Thursday 25 November 2021

Noir-vember: U Turn (1997)

Sean Penn stars here as Bobby Cooper, a drifter who ends up with car problems that leave him stranded in a desert town miles from normality. Bobby soon gets in between two people who seem to be in a relationship (played by Jennifer Lopez and Nick Nolte), but both actually want the other one dead. He may be able to turn his misfortune into a major payday, which would help with his plan to either pay a big debt he owes or run towards a new life. If he somehow has any money left after paying off the ever-growing list of charges that the local mechanic (Billy Bob Thornton) keeps adding to his bill.

Adapting his own novel into screenplay form, writer John Ridley delivers a tale of unpleasantness, madness, and oppressive heat. Whether you like the film or not, director Oliver Stone takes the material and seems to relish the opportunity to spend a couple of hours trapping viewers with characters that we would otherwise be looking to get away from as quickly as possible.
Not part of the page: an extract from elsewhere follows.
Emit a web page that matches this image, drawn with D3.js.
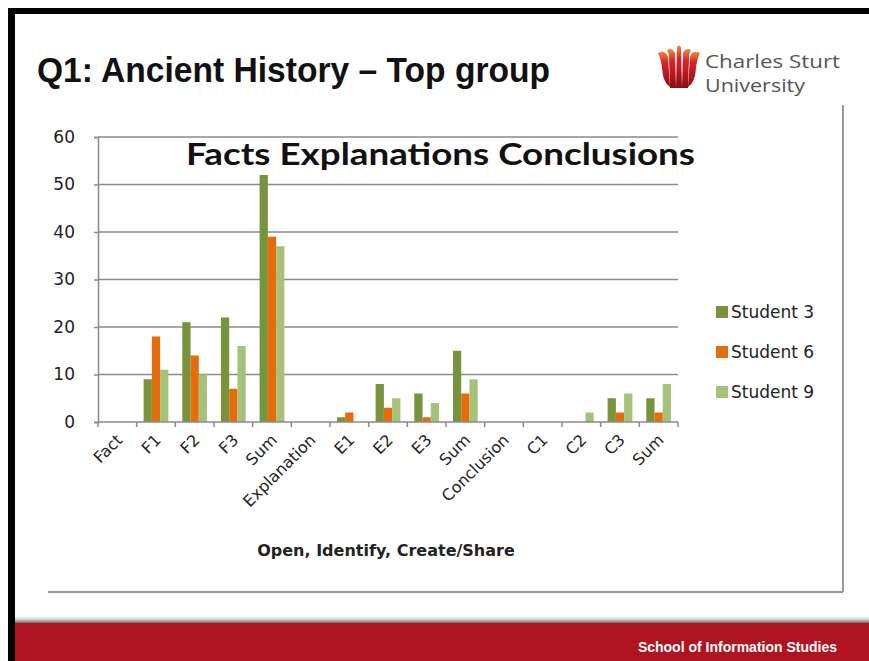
<!DOCTYPE html>
<html>
<head>
<meta charset="utf-8">
<script src="https://cdn.jsdelivr.net/npm/d3@7"></script>
<style>
  body { margin: 0; background: #fff; }
  svg { display: block; }
</style>
</head>
<body>
<svg></svg>
<script>
// categories along the x axis
const categories = ['Fact', 'F1', 'F2', 'F3', 'Sum', 'Explanation', 'E1', 'E2', 'E3', 'Sum ', 'Conclusion', 'C1', 'C2', 'C3', 'Sum  '];
const seriesNames = ['Student 3', 'Student 6', 'Student 9'];
const student3 = [0, 9, 21, 22, 52, 0, 1, 8, 6, 15, 0, 0, 0, 5, 5];
const student6 = [0, 18, 14, 7, 39, 0, 2, 3, 1, 6, 0, 0, 0, 2, 2];
const student9 = [0, 11, 10, 16, 37, 0, 0, 5, 4, 9, 0, 0, 2, 6, 8];
const yTicks = [0, 10, 20, 30, 40, 50, 60];
const colors = ['#77933C', '#E46C0A', '#A5C27A'];

const width = 869;
const height = 661;

const svg = d3.select('svg')
	.attr('width', width)
	.attr('height', height);

const defs = svg.append('defs');
const shadow = defs.append('linearGradient')
	.attr('id', 'footShadow')
	.attr('x1', 0).attr('y1', 0).attr('x2', 0).attr('y2', 1);
shadow.append('stop').attr('offset', 0).attr('stop-color', '#fff');
shadow.append('stop').attr('offset', 0.5).attr('stop-color', '#d0d0d0');
shadow.append('stop').attr('offset', 1).attr('stop-color', '#6a6a6a');

const petal = defs.append('linearGradient')
	.attr('id', 'petal')
	.attr('x1', 0).attr('y1', 0).attr('x2', 0).attr('y2', 1);
petal.append('stop').attr('offset', 0).attr('stop-color', '#f08a3a');
petal.append('stop').attr('offset', 0.3).attr('stop-color', '#d8262a');
petal.append('stop').attr('offset', 1).attr('stop-color', '#8e0c14');

// slide frame
svg.append('rect').attr('x', 8).attr('y', 8).attr('width', 7).attr('height', height - 8).attr('fill', '#000');
svg.append('rect').attr('x', 8).attr('y', 8).attr('width', width - 8).attr('height', 6).attr('fill', '#000');

// header
svg.append('text')
	.attr('x', 37)
	.attr('y', 82)
	.attr('font-family', '"Liberation Sans Narrow", "Liberation Sans", Arial, sans-serif')
	.attr('font-weight', 'bold')
	.attr('font-size', 35)
	.attr('textLength', 513)
	.attr('lengthAdjust', 'spacingAndGlyphs')
	.attr('fill', '#111')
	.text('Q1: Ancient History – Top group');

// logo
const logo = svg.append('g').attr('fill', 'url(#petal)');
[
	'M658,53 Q665,49 668,57 L670,87 Q663,83 662,68 Q661,59 658,53 Z',
	'M667,50 Q672,47 675,53 L676,88 L670,88 L669,58 Q669,53 667,50 Z',
	'M677,47 Q679,44 681,47 L682,88 L676,88 Z',
	'M691,50 Q686,47 683,53 L682,88 L688,88 L689,58 Q689,53 691,50 Z',
	'M700,53 Q693,49 690,57 L688,87 Q695,83 696,68 Q697,59 700,53 Z'
].forEach(d => logo.append('path').attr('d', d));

svg.append('text')
	.attr('x', 705).attr('y', 68)
	.attr('font-family', '"Open Sans", sans-serif')
	.attr('font-size', 18)
	.attr('textLength', 135)
	.attr('lengthAdjust', 'spacingAndGlyphs')
	.attr('fill', '#555')
	.text('Charles Sturt');
svg.append('text')
	.attr('x', 705).attr('y', 92)
	.attr('font-family', '"Open Sans", sans-serif')
	.attr('font-size', 18)
	.attr('textLength', 100)
	.attr('lengthAdjust', 'spacingAndGlyphs')
	.attr('fill', '#555')
	.text('University');

// chart box border (right + bottom)
svg.append('line').attr('x1', 843).attr('y1', 105).attr('x2', 843).attr('y2', 592)
	.attr('stroke', '#9a9a9a').attr('stroke-width', 2);
svg.append('line').attr('x1', 48).attr('y1', 592).attr('x2', 843).attr('y2', 592)
	.attr('stroke', '#9a9a9a').attr('stroke-width', 2);

// footer
svg.append('rect').attr('x', 15).attr('y', 616).attr('width', width - 15).attr('height', 7).attr('fill', 'url(#footShadow)');
svg.append('rect').attr('x', 15).attr('y', 623).attr('width', width - 15).attr('height', height - 623).attr('fill', '#B01420');
svg.append('text')
	.attr('x', 837).attr('y', 652)
	.attr('text-anchor', 'end')
	.attr('font-family', '"Liberation Sans Narrow", "Liberation Sans", Arial, sans-serif')
	.attr('font-weight', 'bold')
	.attr('font-size', 14)
	.attr('fill', '#fff')
	.text('School of Information Studies');

// chart
const plotLeft = 98, plotRight = 678, plotTop = 137, plotBottom = 422;

const x0 = d3.scaleBand()
	.domain(categories)
	.range([plotLeft, plotRight]);

const bw = x0.bandwidth();
const x1 = d3.scaleBand()
	.domain(seriesNames)
	.range([bw * 0.18, bw * 0.82]);

const y = d3.scaleLinear()
	.domain([0, 60])
	.range([plotBottom, plotTop]);

const font = '"DejaVu Sans", sans-serif';

// gridlines
svg.append('g')
	.selectAll('line')
	.data(yTicks.slice(1))
	.enter().append('line')
		.attr('x1', plotLeft)
		.attr('x2', plotRight)
		.attr('y1', d => y(d))
		.attr('y2', d => y(d))
		.attr('stroke', '#8a8a8a')
		.attr('stroke-width', 1.5);

// y axis
const yAxis = svg.append('g')
	.attr('transform', `translate(${plotLeft},0)`)
	.call(d3.axisLeft(y).tickValues(yTicks).tickSize(4).tickPadding(19));
yAxis.select('.domain').attr('stroke', '#8a8a8a').attr('stroke-width', 1.5);
yAxis.selectAll('.tick line').attr('stroke', '#8a8a8a').attr('stroke-width', 1.5);
yAxis.selectAll('.tick text')
	.attr('font-family', font)
	.attr('font-size', 17)
	.attr('fill', '#222');

// bars
const seriesData = [student3, student6, student9];
const groups = svg.append('g')
	.selectAll('g')
	.data(categories)
	.enter().append('g')
		.attr('transform', d => `translate(${x0(d)},0)`);

groups.selectAll('rect')
	.data((d, i) => seriesNames.map((s, j) => ({ s: s, v: seriesData[j][i], c: colors[j] })))
	.enter().append('rect')
		.attr('x', d => x1(d.s))
		.attr('width', x1.bandwidth())
		.attr('y', d => y(d.v))
		.attr('height', d => y(0) - y(d.v))
		.attr('fill', d => d.c);

// x axis
const xAxisG = svg.append('g')
	.attr('transform', `translate(0,${plotBottom})`);
xAxisG.append('line')
	.attr('x1', plotLeft).attr('x2', plotRight)
	.attr('stroke', '#8a8a8a').attr('stroke-width', 1.5);
xAxisG.selectAll('.tk')
	.data(d3.range(categories.length + 1))
	.enter().append('line')
		.attr('class', 'tk')
		.attr('x1', i => plotLeft + i * bw)
		.attr('x2', i => plotLeft + i * bw)
		.attr('y1', 0).attr('y2', 5)
		.attr('stroke', '#8a8a8a').attr('stroke-width', 1.5);
xAxisG.selectAll('text')
	.data(categories)
	.enter().append('text')
		.attr('transform', d => `translate(${x0(d) + bw / 2 + 6},${19}) rotate(-45)`)
		.attr('text-anchor', 'end')
		.attr('font-family', font)
		.attr('font-size', 16)
		.attr('fill', '#222')
		.text(d => d.trim());

// axis title
svg.append('text')
	.attr('x', 386).attr('y', 556)
	.attr('text-anchor', 'middle')
	.attr('font-family', font)
	.attr('font-weight', 'bold')
	.attr('font-size', 16)
	.attr('fill', '#222')
	.text('Open, Identify, Create/Share');

// chart title
svg.append('text')
	.attr('x', 186).attr('y', 165)
	.attr('font-family', 'Lato, "Open Sans", sans-serif')
	.attr('font-weight', 'bold')
	.attr('font-size', 31)
	.attr('textLength', 509)
	.attr('lengthAdjust', 'spacingAndGlyphs')
	.attr('fill', '#111')
	.text('Facts Explanations Conclusions');

// legend
const legend = svg.append('g')
	.selectAll('g')
	.data(seriesNames)
	.enter().append('g')
		.attr('transform', (d, i) => `translate(716,${306 + i * 40})`);
legend.append('rect')
	.attr('width', 12).attr('height', 12)
	.attr('fill', (d, i) => colors[i]);
legend.append('text')
	.attr('x', 15).attr('y', 12)
	.attr('font-family', font)
	.attr('font-size', 17)
	.attr('fill', '#222')
	.text(d => d);
</script>
</body>
</html>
I am not always a big fan of Penn onscreen, but he’s good here, playing someone so irredeemably bad that he doesn’t realise how much he belongs alongside the other characters who are also irredeemably bad. Lopez is a great femme fatale, and I hope she tries this kind of role at least one more time, and Nolte has a lot of fun in his sleazy role. Jon Voight has a small role that has him quite unrecognisable, Powers Boothe is a local Sheriff who may complicate things further, and there’s even one scene that makes good use of the wonderful Laurie Metcalf. There’s also a fun, though relatively inconsequential, plot strand that benefits from enjoyable turns from Claire Danes and Joaquin Phoenix.

You get the usual overdose of flourishes, editing tricks, and visceral nastiness that so often appears in an Oliver Stone movie, but the score from Ennio Morricone does a good job of helping to offset the unrelenting visual assault. The soundtrack, unfortunately, just feels pilfered from other, better, movies. There are definitely moments when this feels like Stone trying to emulate a film-maker he may view as having moved into his realm and stolen his crown (that cocky overthrower being Mr. Tarantino). 

There are a lot of fun moments here, especially anything involving Thornton, but there are times when it is a bit of a slog. It is a gallery of the grotesque, a carnival freakshow. That is fun when you first wander in and enjoy the novelty. It becomes tiresome when you realise you paid your money and are now stuck inside for an overlong presentation of hucksterism and nastiness.